The Centers for Medicare and Medicaid Services (CMS) recently released Medicare physician payment data. As the pundits, the press, and analysts pore through the data, it reminds me of the need for context and, yes, the devilish details.
I once had an attorney tell me I obviously made too much money. Of course, this was as she was leaving our primary care office visit and I thought we were done. I stopped, sighed (internally), recalled my prior year income filing with the IRS, reflected on the fact that this year’s would probably be even less, and asked, “What makes you say that?” She continued: “You charge $65 an office visit, it says so on your bills, and you see about four patients an hour, so you make over $260 an hour, counting all the extra stuff you charge for. I only charge half that. So you make too much money.”
I see how you could come to that conclusion. Simple math, right? So I asked some straightforward questions.
“Were you aware that not one single insurer pays me the charge on the bill? Every single one pays much less, most close to half that and less than a third for Medicaid.
“How many staff did you see at the desk? Two receptionists to handle phone calls and check people in and out and collect co-pays and deductibles. A medical assistant to bring people into the room, check blood pressures, and do other clinical tasks. You don’t see my biller, she’s in the basement, nor my records technician, who makes sure all the information coming in gets scanned and entered into the EHR, nor the person in a back room who sits on the phone all day and does paperwork required for insurance authorizations, forms, and all the non-clinical stuff that comes with running a practice. Oh, and the office manager, who does all the tasks that anyone else is behind on, as well as managing the staff, payroll, health insurance, accounts, ordering, etc. For every provider in this office, we have about 3.3 full-time employees. How many employees do you have in your office?
“Do you know how much that little thingy I look in your ear with costs? The exam table? The paper for the exam table, and those nice cloth gowns we give you?
“Or that my overpaid job included being on call and available 24 hours every third day and every third weekend (with two associates at the time.) Not counting the 2½ years after I started the practice solo when I was on call 24/7/365.”
“Oh, and all those extra things you say I make money on? The money I get for shots looks like a lot, but when you subtract the cost of the vaccine, the time it takes for the medical assistant to draw it up and the cost of the syringe, needle, disposal of sharp nasty things in an OSHA compliant way, we actually lose money on every shot, even though you see money flowing in the form of payment.
“As an attorney, you have a desk, a PC, a receptionist, and one consulting room. We have three for every provider, each of which has to have a PC, exam table, and instruments. We haven’t even discussed the one room with the power table we use for procedures on older folks who can’t scoot onto a normal exam table.

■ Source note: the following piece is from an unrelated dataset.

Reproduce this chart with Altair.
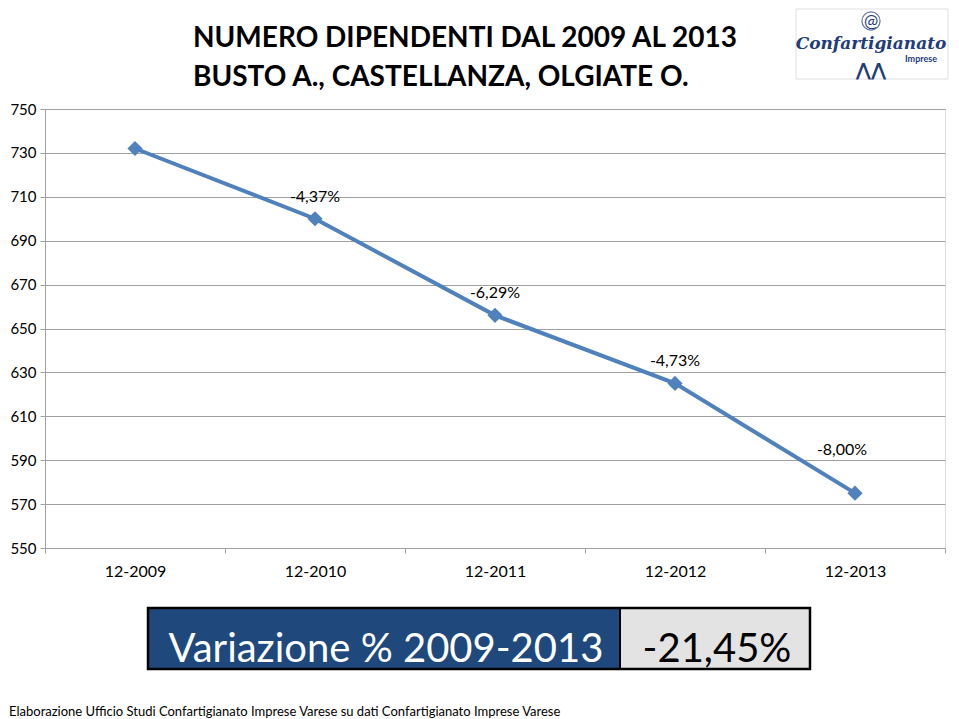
import altair as alt
import pandas as pd

periods = ["12-2009", "12-2010", "12-2011", "12-2012", "12-2013"]
employees = [732, 700, 656, 625, 575]
changes = ["", "-4,37%", "-6,29%", "-4,73%", "-8,00%"]
title_lines = ["NUMERO DIPENDENTI DAL 2009 AL 2013", "BUSTO A., CASTELLANZA, OLGIATE O."]
box_label = "Variazione % 2009-2013"
box_value = "-21,45%"
footer = "Elaborazione Ufficio Studi Confartigianato Imprese Varese su dati Confartigianato Imprese Varese"

df = pd.DataFrame({"period": periods, "value": employees, "change": changes})

FONT = "Lato"
W, H = 900, 439

x_enc = alt.X("period:N", sort=periods, bandPosition=0.5,
              scale=alt.Scale(paddingInner=0, paddingOuter=0),
              axis=alt.Axis(title=None, labelAngle=0, tickBand="extent", tickSize=5,
                            labelPadding=10, labelFontSize=16, labelColor="#000",
                            labelFont=FONT, domainColor="#A0A0A0", tickColor="#A0A0A0",
                            grid=False))
y_enc = alt.Y("value:Q", scale=alt.Scale(domain=[550, 750], nice=False, zero=False),
              axis=alt.Axis(title=None, values=list(range(550, 751, 20)), tickSize=5,
                            labelPadding=4, labelFontSize=15, labelColor="#000",
                            labelFont=FONT, domainColor="#A0A0A0", tickColor="#A0A0A0",
                            gridColor="#A0A0A0", gridWidth=1))

base = alt.Chart(df)
line = base.mark_line(color="#4F81BD", strokeWidth=4).encode(x=x_enc, y=y_enc)
pts = base.mark_point(shape="diamond", filled=True, color="#4F81BD", size=230, opacity=1).encode(
    x=alt.X("period:N", sort=periods, bandPosition=0.5), y="value:Q")
lab = base.transform_filter(
    (alt.datum.change != "") & (alt.datum.period != periods[-1])
).mark_text(fontSize=16, font=FONT, color="#000", dy=-22).encode(
    x=alt.X("period:N", sort=periods, bandPosition=0.5), y="value:Q", text="change:N")
lab_last = base.transform_filter(alt.datum.period == periods[-1]).mark_text(
    fontSize=16, font=FONT, color="#000", dy=-43, dx=-13).encode(
    x=alt.X("period:N", sort=periods, bandPosition=0.5), y="value:Q", text="change:N")

one = pd.DataFrame({"a": [0]})
ann = alt.Chart(one)

t1 = ann.mark_text(text=title_lines[0], font=FONT, fontWeight="bold", fontSize=28,
                   align="left", baseline="alphabetic", color="#000").encode(
    x=alt.value(148), y=alt.value(-62))
t2 = ann.mark_text(text=title_lines[1], font=FONT, fontWeight="bold", fontSize=28,
                   align="left", baseline="alphabetic", color="#000").encode(
    x=alt.value(148), y=alt.value(-23))

blue = ann.mark_rect(color="#1F497D").encode(
    x=alt.value(103), x2=alt.value(575), y=alt.value(499), y2=alt.value(560))
grey = ann.mark_rect(color="#E3E3E3").encode(
    x=alt.value(575), x2=alt.value(765), y=alt.value(499), y2=alt.value(560))
frame = ann.mark_rect(fill=None, stroke="#000", strokeWidth=2.5).encode(
    x=alt.value(103), x2=alt.value(765), y=alt.value(499), y2=alt.value(560))
divider = ann.mark_rule(color="#000", strokeWidth=2).encode(
    x=alt.value(575), y=alt.value(499), y2=alt.value(560))
bl = ann.mark_text(text=box_label, font=FONT, fontSize=40, color="#fff",
                   align="center", baseline="alphabetic").encode(
    x=alt.value(341), y=alt.value(553))
bv = ann.mark_text(text=box_value, font=FONT, fontSize=40, color="#000",
                   align="center", baseline="alphabetic").encode(
    x=alt.value(672), y=alt.value(553))

foot = ann.mark_text(text=footer, font=FONT, fontSize=13, color="#000",
                     align="left", baseline="alphabetic").encode(
    x=alt.value(-36), y=alt.value(607))

# logo
logo_bg = ann.mark_rect(fill="#fff", stroke="#E0E0E0").encode(
    x=alt.value(751), x2=alt.value(903), y=alt.value(-100), y2=alt.value(-30))
logo_at = ann.mark_text(text="@", font=FONT, fontSize=17, color="#1F3D7A").encode(
    x=alt.value(826), y=alt.value(-87))
logo_ring = ann.mark_point(shape="circle", size=330, color="#1F3D7A", strokeWidth=1.2).encode(
    x=alt.value(826), y=alt.value(-88))
logo_name = ann.mark_text(text="Confartigianato", font="DejaVu Serif", fontStyle="italic",
                          fontWeight="bold", fontSize=17, color="#1F3D7A",
                          baseline="alphabetic").encode(x=alt.value(826), y=alt.value(-60))
logo_imp = ann.mark_text(text="Imprese", font=FONT, fontWeight="bold", fontSize=9,
                         color="#1F3D7A", align="left").encode(x=alt.value(860), y=alt.value(-50))
logo_mark = ann.mark_text(text="⋀⋀", font="DejaVu Sans", fontWeight="bold", fontSize=18,
                          color="#1F3D7A").encode(x=alt.value(826), y=alt.value(-38))

chart = alt.layer(
    line, pts, lab, lab_last, t1, t2, blue, grey, frame, divider, bl, bv, foot,
    logo_bg, logo_ring, logo_at, logo_name, logo_imp, logo_mark
).properties(
    width=W, height=H,
    autosize=alt.AutoSizeParams(type="none"),
    padding={"left": 37, "top": 101, "right": 6, "bottom": 171},
).configure_view(stroke=None).configure(background="#ffffff")

chart.save("out.html", embed_options={"renderer": "svg", "actions": False})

Do you have any idea what that costs to buy and maintain that alone?
“Let’s not count the fact that I don’t always see four patients an hour, and three 20-minute visits actually pay less than four 15-minute visits.”
I didn’t bother telling her that we actually lose money on some of the “expensive procedures” we do because the cost of the equipment, cleaning time, etc., costs us more than we were reimbursed. But at that time, we did them anyway because it was the right thing to do.
I did, however, remind her that our malpractice bill was about $10 for every office hour, and that along with rent and everything else had to be paid in order to see a single patient.
Money in does not equal money in a physician’s pocket
Let’s pause for a second here. Most physicians are not poor, so I’m not going to say collectively we don’t make any money. But before you draw conclusions about anything, look carefully at the facts. Don’t just look at what a payer pays, but also look at your expenses.
Money in does not equal money in a physician’s pocket. Of all the specialties, primary care is the lowest-paid specialty, and that’s what drove me out of primary care and into administration, where I fight to fix that issue.
As my physician son says: “You always worked too hard and never made enough money.” He went into surgery, but that’s another story.